“Nor bothering to divorce him,” the sheriff said. “And he didn’t make any effort to go down there and find her, now did he? Perhaps that hurt her. I don’t know. In any case, according to her son, she decided she didn’t want to leave Cuba or her family. She told him his father had died of yellow fever. We have no opportunity to ask her what her motives were, and it hardly matters now. As for the colonel’s wealth, her own family is extremely wealthy—wealthier than the colonel, by what the colonel told me. They own a sugar plantation.”
Alice subsided.
“Anyway,” the sheriff went on, “Robert—his son—was told on his twenty-first birthday that his father the soldier had not died of the fever, as Robert had long believed, but was alive and well. He was given some papers that helped him to track down the colonel—no difficult thing, after all. He came up here last year, and the colonel was delighted to meet him. Welcomed him into his home, couldn’t have been prouder.”
“Look, we came over here several times to try to get to know Robert,” Anthony said. “Welcome him into the family, all that. We just became convinced he was a con man taking advantage of our uncle.”
Anderson turned to give a hard stare to the Simmses. “He told me himself that he had no doubt that Robert was his son, but that his nephews and niece weren’t taking it too well.”
“Nephews?” Wishy said. “Plural?” He looked around as if expecting to find another of the colonel’s relatives hiding behind a chair.
“My men are still looking for Carlton Wedge, his other nephew.”
“Carlton Wedge!” Wishy said. “Now I look at you, Mr. Simms, I see a family resemblance—no insult intended. You could knock me over with a feather. Never knew he and the old man were related!”
“Well, Uncle really hasn’t been part of our lives until recent years,” Alice said. “Our mother and Carlton’s were much younger than the colonel.
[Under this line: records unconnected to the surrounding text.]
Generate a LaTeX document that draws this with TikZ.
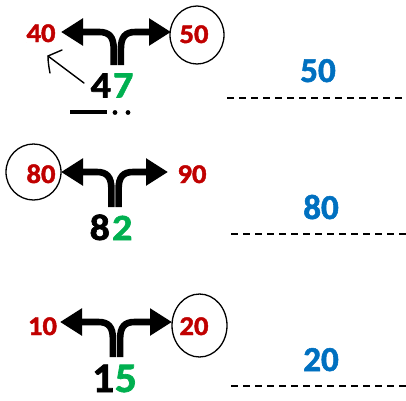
\documentclass[tikz,border=0pt]{standalone}
\usepackage{fontspec}
\setmainfont{Carlito}
\newfontfamily\carb{Carlito}[UprightFont={* Bold}, FakeBold=1.6]
\usetikzlibrary{arrows.meta,shapes.geometric}
\definecolor{nred}{HTML}{C00000}
\definecolor{ngreen}{HTML}{00B050}
\definecolor{nblue}{HTML}{0070C0}
\tikzset{
  rednum/.style={anchor=base, inner sep=0pt, xscale=1.06, text=nred, font=\carb\fontsize{27}{27}\selectfont},
  bignum/.style={anchor=base, inner sep=0pt, xscale=1.08, font=\carb\fontsize{37}{37}\selectfont},
  hugenum/.style={anchor=base, inner sep=0pt, xscale=1.04, font=\carb\fontsize{42}{42}\selectfont},
  bluenum/.style={anchor=base, inner sep=0pt, text=nblue, font=\carb\fontsize{35}{35}\selectfont},
  ring/.style={draw, ellipse, line width=1.3pt, inner sep=0pt},
  guide/.style={draw, dash pattern=on 7pt off 5pt, line width=1.3pt},
  fork/.style={draw, line width=6.6pt, -{Triangle[length=22pt,width=26pt]}},
  hand/.style={draw, line width=1.4pt, line join=round, line cap=round},
}
\newcommand{\forkpair}[5]{% #1 centre x, #2 stem bottom y, #3 arrow y, #4 left tip x, #5 right tip x
  \coordinate (L0) at ({#1-3.6},#2);
  \coordinate (R0) at ({#1+3.6},#2);
  \coordinate (LT) at (#4,#3);
  \coordinate (RT) at (#5,#3);
  \path[fork] (L0) -- ({#1-3.6},{#3+17}) .. controls ({#1-3.6},{#3+5}) and ({#1-8},#3) .. ({#1-18},#3) -- (LT);
  \path[fork] (R0) -- ({#1+3.6},{#3+17}) .. controls ({#1+3.6},{#3+5}) and ({#1+8},#3) .. ({#1+18},#3) -- (RT);
}
\begin{document}
\begin{tikzpicture}[x=1pt,y=-1pt]
\useasboundingbox (0,0) rectangle (406,400);
% ---------- group 1 ----------
\node[rednum] (g1l) at (41,42) {40};
\node[rednum] (g1r) at (194,43) {50};
\node[ring, minimum width=54pt, minimum height=58pt] (g1c) at (197,35) {};
\forkpair{117.3}{65}{32}{61}{171}
\node[bignum] (g1n) at (112,97.5) {4\kern2pt\textcolor{ngreen}{7}};
\coordinate (u1a) at (70,112);
\coordinate (u1b) at (107,112);
\draw[line width=4pt] (u1a) -- (u1b);
\fill (115,112.5) circle (2.4pt);
\fill (128,112.5) circle (2.4pt);
\coordinate (h0) at (84,83);
\coordinate (h1) at (48,56);
\coordinate (h2) at (62,50);
\coordinate (h3) at (50,73);
\path[hand] (h0) -- (h1);
\path[hand] (h2) -- (h1) .. controls (48,62) and (49,68) .. (h3);
\node[bluenum] (b1) at (318,82) {50};
\coordinate (d1a) at (227,98);
\coordinate (d1b) at (406,98);
\path[guide] (d1a) -- (d1b);
% ---------- group 2 ----------
\node[rednum] (g2l) at (41,183) {80};
\node[rednum] (g2r) at (192,183) {90};
\node[ring, minimum width=55pt, minimum height=56pt] (g2c) at (33.5,172) {};
\forkpair{115}{207}{172}{61}{168}
\node[bignum] (g2n) at (111,240) {8\kern2pt\textcolor{ngreen}{2}};
\node[bluenum] (b2) at (321,219) {80};
\coordinate (d2a) at (231,234);
\coordinate (d2b) at (406,234);
\path[guide] (d2a) -- (d2b);
% ---------- group 3 ----------
\node[rednum] (g3l) at (42.5,335) {10};
\node[rednum] (g3r) at (194,335) {20};
\node[ring, minimum width=55pt, minimum height=63pt] (g3c) at (199.5,325.5) {};
\forkpair{116.5}{357}{322}{60}{172}
\node[hugenum] (g3n) at (114.5,392) {1\kern0.5pt\textcolor{ngreen}{5}};
\node[bluenum] (b3) at (321,371) {20};
\coordinate (d3a) at (231,386);
\coordinate (d3b) at (406,386);
\path[guide] (d3a) -- (d3b);
\end{tikzpicture}
\end{document}
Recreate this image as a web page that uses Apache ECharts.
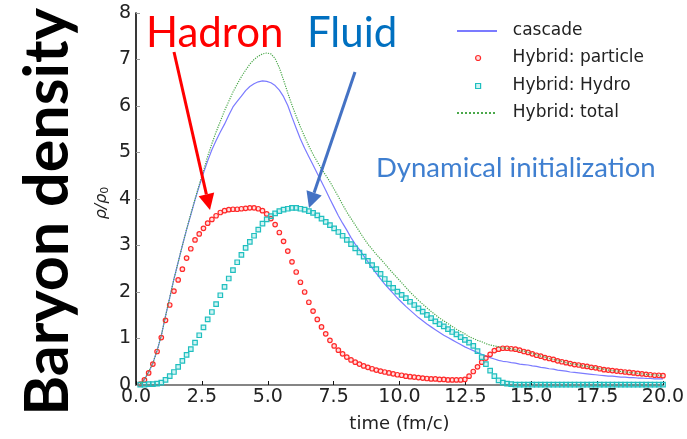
<!DOCTYPE html>
<html><head><meta charset="utf-8">
<script src="https://cdn.jsdelivr.net/npm/echarts@6/dist/echarts.min.js"></script>
<style>html,body{margin:0;padding:0;background:#fff}#c{width:687px;height:439px}</style>
</head><body><div id="c"></div>
<script>
const times = [0.16,0.32,0.48,0.64,0.80,0.96,1.12,1.28,1.44,1.60,1.76,1.92,2.08,2.24,2.40,2.56,2.72,2.88,3.04,3.20,
3.36,3.52,3.68,3.84,4.00,4.16,4.32,4.48,4.64,4.80,4.96,5.12,5.28,5.44,5.60,5.76,5.92,6.08,6.24,6.40,
6.56,6.72,6.88,7.04,7.20,7.36,7.52,7.68,7.84,8.00,8.16,8.32,8.48,8.64,8.80,8.96,9.12,9.28,9.44,9.60,
9.76,9.92,10.08,10.24,10.40,10.56,10.72,10.88,11.04,11.20,11.36,11.52,11.68,11.84,12.00,12.16,12.32,12.48,12.64,12.80,
12.96,13.12,13.28,13.44,13.60,13.76,13.92,14.08,14.24,14.40,14.56,14.72,14.88,15.04,15.20,15.36,15.52,15.68,15.84,16.00,
16.16,16.32,16.48,16.64,16.80,16.96,17.12,17.28,17.44,17.60,17.76,17.92,18.08,18.24,18.40,18.56,18.72,18.88,19.04,19.20,
19.36,19.52,19.68,19.84,20.00];

const cascade = [0.02,0.12,0.28,0.47,0.74,1.06,1.48,1.88,2.28,2.64,
3.00,3.34,3.66,3.98,4.28,4.56,4.82,5.06,5.26,5.44,
5.61,5.80,5.98,6.10,6.21,6.33,6.42,6.48,6.52,6.54,
6.53,6.50,6.44,6.34,6.20,6.01,5.76,5.52,5.29,5.09,
4.91,4.73,4.55,4.37,4.19,4.00,3.82,3.64,3.48,3.33,
3.17,3.03,2.91,2.78,2.65,2.52,2.40,2.28,2.17,2.07,
1.97,1.87,1.78,1.69,1.61,1.53,1.45,1.38,1.31,1.25,
1.19,1.13,1.07,1.02,0.97,0.92,0.87,0.82,0.78,0.74,
0.70,0.66,0.62,0.59,0.56,0.53,0.51,0.50,0.48,0.47,
0.45,0.44,0.43,0.41,0.40,0.38,0.37,0.35,0.34,0.32,
0.31,0.30,0.28,0.27,0.26,0.25,0.24,0.23,0.22,0.21,
0.20,0.19,0.19,0.18,0.17,0.17,0.16,0.16,0.15,0.15,
0.14,0.14,0.13,0.13,0.13];

const particle = [0.02,0.11,0.26,0.45,0.72,1.02,1.39,1.72,2.02,2.26,
2.49,2.73,2.93,3.12,3.25,3.37,3.48,3.56,3.64,3.71,
3.75,3.77,3.78,3.78,3.79,3.80,3.81,3.81,3.79,3.75,
3.68,3.58,3.45,3.28,3.09,2.88,2.65,2.43,2.21,2.00,
1.78,1.59,1.41,1.25,1.10,0.96,0.84,0.75,0.67,0.60,
0.54,0.49,0.45,0.41,0.38,0.35,0.32,0.30,0.28,0.26,
0.24,0.22,0.21,0.19,0.18,0.17,0.16,0.15,0.14,0.13,
0.13,0.12,0.12,0.11,0.11,0.11,0.11,0.12,0.19,0.29,
0.39,0.49,0.58,0.66,0.74,0.77,0.79,0.79,0.78,0.77,
0.75,0.72,0.70,0.67,0.64,0.62,0.59,0.57,0.55,0.52,
0.50,0.48,0.46,0.44,0.43,0.41,0.40,0.38,0.37,0.35,
0.33,0.32,0.31,0.30,0.29,0.28,0.27,0.26,0.25,0.24,
0.23,0.22,0.21,0.21,0.20];

const hydro = [0.01,0.01,0.02,0.02,0.03,0.05,0.11,0.19,0.28,0.39,
0.52,0.65,0.77,0.91,1.07,1.24,1.41,1.57,1.74,1.93,
2.11,2.29,2.47,2.64,2.80,2.95,3.08,3.21,3.34,3.47,
3.56,3.63,3.69,3.74,3.77,3.79,3.81,3.81,3.79,3.77,
3.74,3.70,3.65,3.58,3.51,3.44,3.37,3.29,3.21,3.12,
3.03,2.94,2.85,2.76,2.67,2.58,2.49,2.39,2.28,2.18,
2.09,2.01,1.94,1.87,1.79,1.72,1.65,1.58,1.51,1.44,
1.37,1.31,1.26,1.20,1.14,1.09,1.03,0.97,0.91,0.84,
0.73,0.60,0.45,0.31,0.19,0.10,0.05,0.03,0.02,0.01,
0.01,0.01,0.01,0.01,0.01,0.01,0.01,0.01,0.01,0.01,
0.01,0.01,0.01,0.01,0.01,0.01,0.01,0.01,0.01,0.01,
0.01,0.01,0.01,0.01,0.01,0.01,0.01,0.01,0.01,0.01,
0.01,0.01,0.01,0.01,0.01];

const total = [0.02,0.12,0.28,0.47,0.74,1.06,1.48,1.88,2.28,2.64,
3.00,3.35,3.68,4.00,4.31,4.60,4.92,5.19,5.44,5.67,
5.90,6.10,6.30,6.47,6.63,6.77,6.90,7.00,7.07,7.12,
7.14,7.12,7.02,6.82,6.56,6.28,6.02,5.78,5.55,5.34,
5.14,4.96,4.80,4.65,4.51,4.37,4.21,4.05,3.88,3.72,
3.58,3.44,3.30,3.16,3.03,2.92,2.81,2.71,2.61,2.50,
2.40,2.30,2.20,2.10,2.00,1.91,1.82,1.74,1.66,1.58,
1.51,1.44,1.38,1.32,1.26,1.20,1.15,1.10,1.04,1.00,
0.96,0.93,0.89,0.86,0.84,0.82,0.80,0.79,0.78,0.76,
0.74,0.73,0.70,0.68,0.65,0.62,0.60,0.57,0.55,0.53,
0.51,0.48,0.46,0.45,0.43,0.41,0.40,0.38,0.37,0.35,
0.34,0.32,0.31,0.30,0.29,0.28,0.27,0.26,0.25,0.24,
0.23,0.22,0.22,0.21,0.20];

const seriesNames = ['cascade','Hybrid: particle','Hybrid: Hydro','Hybrid: total'];
const xTickLabels = ['0.0','2.5','5.0','7.5','10.0','12.5','15.0','17.5','20.0'];
const yTickLabels = ['0','1','2','3','4','5','6','7','8'];

const chart = echarts.init(document.getElementById('c'), null, {renderer:'canvas'});
const pairs = a => times.map((t, i) => [t, a[i]]);
const tickFont = {fontFamily:'DejaVu Sans', fontSize:19, color:'#222'};
const legendText = {fontFamily:'DejaVu Sans', fontSize:17, color:'#222', lineHeight:20};
const lineLegend = {
  orient:'vertical', left:456, padding:0, itemWidth:40, itemHeight:14, selectedMode:false,
  textStyle:legendText, formatter: n => '  ' + n, itemStyle:{opacity:0}
};
const markLegend = {
  orient:'vertical', left:475, padding:0, itemWidth:5, itemHeight:5, selectedMode:false,
  textStyle:legendText, formatter: n => '     ' + n
};
const hl = '#ff0000', fl = '#0070c0', arrowBlue = '#4472c4';

chart.setOption({
  animation:false,
  backgroundColor:'#fff',
  grid:{left:136, right:24, top:13, bottom:54, outerBoundsMode:'none', containLabel:false},
  xAxis:[{
    type:'value', min:0, max:20, interval:2.5,
    axisLine:{show:true, onZero:false, lineStyle:{color:'#111', width:1.5}},
    axisTick:{show:true, inside:true, length:4, lineStyle:{color:'#111'}},
    axisLabel:{...tickFont, margin:3, formatter:v => xTickLabels[Math.round(v/2.5)]},
    splitLine:{show:false},
    name:'time (fm/c)', nameLocation:'middle', nameGap:30,
    nameTextStyle:{fontFamily:'DejaVu Sans', fontSize:18, color:'#222'}
  },{
    type:'value', position:'top', min:0, max:20,
    axisLine:{show:true, lineStyle:{color:'#999', width:1.5}},
    axisTick:{show:false}, axisLabel:{show:false}, splitLine:{show:false}
  }],
  yAxis:[{
    type:'value', min:0, max:8, interval:1,
    axisLine:{show:true, onZero:false, lineStyle:{color:'#999', width:1.5}},
    axisTick:{show:true, inside:true, length:4, lineStyle:{color:'#999'}},
    axisLabel:{...tickFont, margin:5, formatter:v => yTickLabels[Math.round(v)]},
    splitLine:{show:false}
  },{
    type:'value', position:'right', min:0, max:8,
    axisLine:{show:true, lineStyle:{color:'#111', width:1.5}},
    axisTick:{show:false}, axisLabel:{show:false}, splitLine:{show:false}
  }],
  legend:[
    {...lineLegend, top:21, data:[seriesNames[0]]},
    {...markLegend, top:48, data:[seriesNames[1]], itemStyle:{borderWidth:1.2}},
    {...markLegend, top:76, data:[seriesNames[2]], itemStyle:{borderWidth:1.2}},
    {...lineLegend, top:103, data:[seriesNames[3]]}
  ],
  series:[
    {name:seriesNames[0], type:'line', data:pairs(cascade), symbol:'none', showSymbol:false,
     lineStyle:{color:'#7b7bff', width:1.2}, itemStyle:{color:'#7b7bff'}, z:2},
    {name:seriesNames[1], type:'scatter', data:pairs(particle), symbol:'circle', symbolSize:4.5,
     itemStyle:{color:'rgba(255,80,80,0.18)', borderColor:'#ff2a2a', borderWidth:1.2, opacity:1}, z:3},
    {name:seriesNames[2], type:'scatter', data:pairs(hydro), symbol:'rect', symbolSize:4.5,
     itemStyle:{color:'rgba(0,190,190,0.18)', borderColor:'#1fbfbf', borderWidth:1.2, opacity:1}, z:4},
    {name:seriesNames[3], type:'line', data:pairs(total), symbol:'none', showSymbol:false,
     lineStyle:{color:'#4aa84a', width:1.2, type:'dotted'}, itemStyle:{color:'#4aa84a'}, z:5}
  ],
  graphic:[
    {type:'text', x:48, y:212, rotation:Math.PI/2, z:100,
     style:{text:'Baryon density', font:'bold 61px Lato', fill:'#000', align:'center', verticalAlign:'middle'}},
    {type:'text', x:102, y:203, rotation:Math.PI/2, z:100,
     style:{text:'{r|ρ/ρ}{s|0}', align:'center', verticalAlign:'middle',
       rich:{r:{fontFamily:'DejaVu Sans', fontStyle:'italic', fontSize:16, fill:'#222', lineHeight:18},
             s:{fontFamily:'DejaVu Sans', fontSize:11, fill:'#222', verticalAlign:'bottom', lineHeight:12}}}},
    {type:'text', x:146, y:33, z:100,
     style:{text:'Hadron', font:'42px Lato', fill:hl, align:'left', verticalAlign:'middle'}},
    {type:'text', x:307, y:33, z:100,
     style:{text:'Fluid', font:'42px Lato', fill:fl, align:'left', verticalAlign:'middle'}},
    {type:'text', x:376, y:168, z:100,
     style:{text:'Dynamical initialization', font:'27.5px Lato', fill:'#3f7fd0', align:'left', verticalAlign:'middle'}},
    {type:'line', z:100, shape:{x1:174, y1:52, x2:206.4, y2:194.4}, style:{stroke:hl, lineWidth:3}},
    {type:'polygon', z:100, shape:{points:[[210,210],[198.6,196.2],[214.2,192.6]]}, style:{fill:hl}},
    {type:'line', z:100, shape:{x1:355, y1:72, x2:314.1, y2:192.8}, style:{stroke:arrowBlue, lineWidth:3}},
    {type:'polygon', z:100, shape:{points:[[309,208],[306.5,190.2],[321.7,195.4]]}, style:{fill:arrowBlue}}
  ]
});
</script>
</body></html>
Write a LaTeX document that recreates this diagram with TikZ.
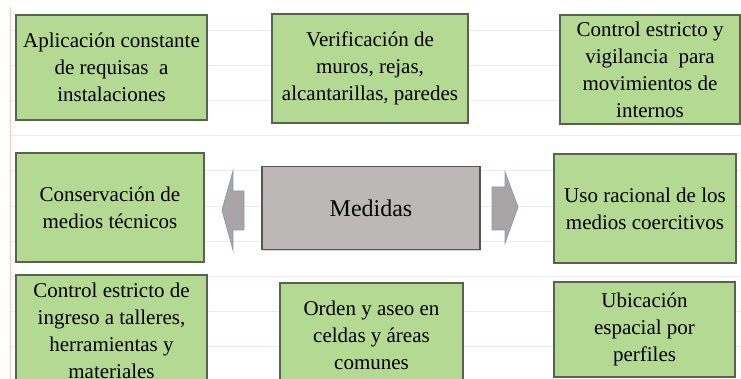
\documentclass[tikz,border=0pt]{standalone}
\usepackage{fontspec}
\setmainfont{Liberation Serif}
\newfontfamily\tnr{Liberation Serif}
\usetikzlibrary{shadows}
\definecolor{gfill}{HTML}{B3D992}
\definecolor{gdraw}{HTML}{56644F}
\definecolor{mfill}{HTML}{BDB8B8}
\definecolor{mdraw}{HTML}{555555}
\definecolor{afill}{HTML}{A9A5A6}
\definecolor{adraw}{HTML}{8A9BB8}
\definecolor{grid}{HTML}{E6ECF6}
\definecolor{redline}{HTML}{F5CACA}
\tikzset{
  gbox/.style={draw=gdraw, fill=gfill, line width=1.4pt, align=center, inner sep=0pt,
    font=\tnr\fontsize{21}{27}\selectfont, text=black,
    drop shadow={shadow xshift=1.2pt, shadow yshift=-1.2pt, opacity=0.35}},
  mbox/.style={draw=mdraw, fill=mfill, line width=1.4pt, align=center, inner sep=0pt,
    font=\tnr\fontsize{24}{28}\selectfont, text=black,
    drop shadow={shadow xshift=1.2pt, shadow yshift=-1.2pt, opacity=0.35}},
  barrow/.style={fill=afill, draw=adraw, line width=0.8pt, line join=miter},
  gridline/.style={draw=grid, line width=0.8pt}
}
\begin{document}
\begin{tikzpicture}[x=1pt,y=-1pt]
\useasboundingbox (0,0) rectangle (741,379);
\clip (0,0) rectangle (741,379);
\fill[white] (0,0) rectangle (741,379);
% spreadsheet grid
\foreach \yy in {30,65,100,135,170,206,241,276,311,346}
  \draw[gridline] (10,\yy) -- (741,\yy);
\draw[redline, line width=0.7pt] (10,7) -- (10,379);
% top row
\node[gbox, minimum width=191pt, minimum height=105pt] (apl) at (111.5,67.5)
  {Aplicación constante\\de requisas\ \ a\\instalaciones};
\node[gbox, minimum width=196pt, minimum height=109pt] (ver) at (370,68.5)
  {Verificación de\\muros, rejas,\\alcantarillas, paredes};
\node[gbox, minimum width=180pt, minimum height=109pt] (vig) at (650,69.5)
  {Control estricto y\\vigilancia\ \ para\\movimientos de\\internos};
% middle row
\node[gbox, minimum width=188pt, minimum height=109pt] (con) at (110,207.5)
  {Conservación de\\medios técnicos};
\node[mbox, minimum width=218pt, minimum height=83pt] (med) at (371,208)
  {Medidas};
\node[gbox, minimum width=182pt, minimum height=109pt] (uso) at (645,208.5)
  {Uso racional de los\\medios coercitivos};
% bottom row
\node[gbox, minimum width=191pt, minimum height=112pt] (ing) at (111.5,331)
  {Control estricto de\\ingreso a talleres,\\herramientas y\\materiales};
\node[gbox, minimum width=183pt, minimum height=104pt] (ord) at (371.5,335)
  {Orden y aseo en\\celdas y áreas\\comunes};
\node[gbox, minimum width=181pt, minimum height=95pt] (ubi) at (644.5,329.5)
  {Ubicación\\espacial por\\perfiles};
% block arrows
\coordinate (ltip) at (222,210);
\coordinate (rtip) at (518,207);
\draw[barrow] (ltip) -- (233,171) -- (233,191) -- (244,191) -- (244,230) -- (233,230) -- (233,250) -- cycle;
\draw[barrow] (rtip) -- (505,243) -- (505,230) -- (492,230) -- (492,187) -- (505,187) -- (505,172) -- cycle;
\end{tikzpicture}
\end{document}
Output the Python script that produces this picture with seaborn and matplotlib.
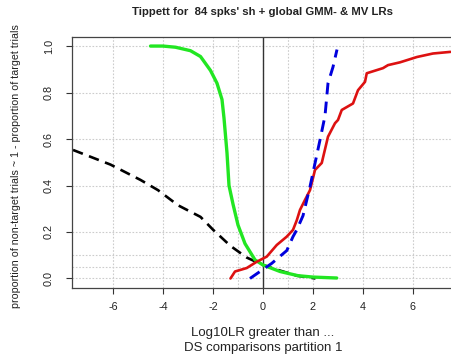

He was their half brother—after his mother died, our grandfather married a much younger woman.”
“Apples not falling far from trees,” Slye murmured to me.
“My uncle was a grown man, out west fighting Indians when his sisters were born,” Alice went on. “He was hardly ever home. So the family has never been what one might call close-knit. But in the last five years or so, my uncle has been doing his best to change that.”
“Carlton Wedge,” Wishy repeated. “Can’t think how one would find him. Gambled away the homestead years ago.”
“Before the Volstead Act,” Slye said, “one would merely have to ask which bar was doing the most business. Now I suppose it will be necessary to search for him in speakeasies.”
“As we mentioned to the sheriff,” Alice said, “Carlton also drives a Model T.”
“No help. So do tens of millions of other Americans.” He turned to the sheriff. “Where is Robert Harris? Er—I assume the newly found son is using the colonel’s surname?”
“Yes. As for where he is—he is in Mercy Hospital, fighting for his life.”
This announcement drew astonished gasps from Hanslow and me, but Slye only said, “As fascinating as these family histories are, I see we have interrupted you too often. Would you please give us the tale from the beginning?”
“Yes, certainly. As I said, the colonel and his son, Robert, had breakfast at six this morning, then spent time together in the colonel’s study. Rawls believes they were going over some business papers—apparently the colonel has been including Robert in more and more of his business dealings. The phone rang at eight, and the colonel answered it himself, as is his custom. Then both gentlemen hurried from the house without telling any of the servants where they were bound. They left in the colonel’s Model T.
“Shortly before nine o’clock, the housekeeper looked out from one of the upstairs windows. Though it was raining, she caught a glimpse of the colonel’s car returning, coming up the road through the woods. She made her way downstairs, to tell the cook that the gentlemen would soon be back, and might want something to eat. But the gentlemen did not enter the house.”
He paused, then said, “She is getting on in years, and visibility was limited, so perhaps she was mistaken about the vehicle, because a short time later, Mr. Simms and his sister arrived. They tell me their uncle had asked them to come here, to speak to them about Carlton.”
“Carlton had called him in a drunken rage,” Alice said. “Threatened him. Said he was convinced Robert was a fraud, pretending to be someone he couldn’t possibly be.” She looked pointedly toward Wishy, who was busily writing notes. Hearing her pause, he looked up. She smiled at him in the way a shark might smile at a sardine, then said to Slye, “I hasten to add that Uncle wasn’t in the least afraid of Carlton—in fact, he’s rather fond of him. But he thought it was time to have the dear boy committed to a sanitarium.”
“Sheriff Anderson,” Slye said, “have you asked Rawls about this threatening call?”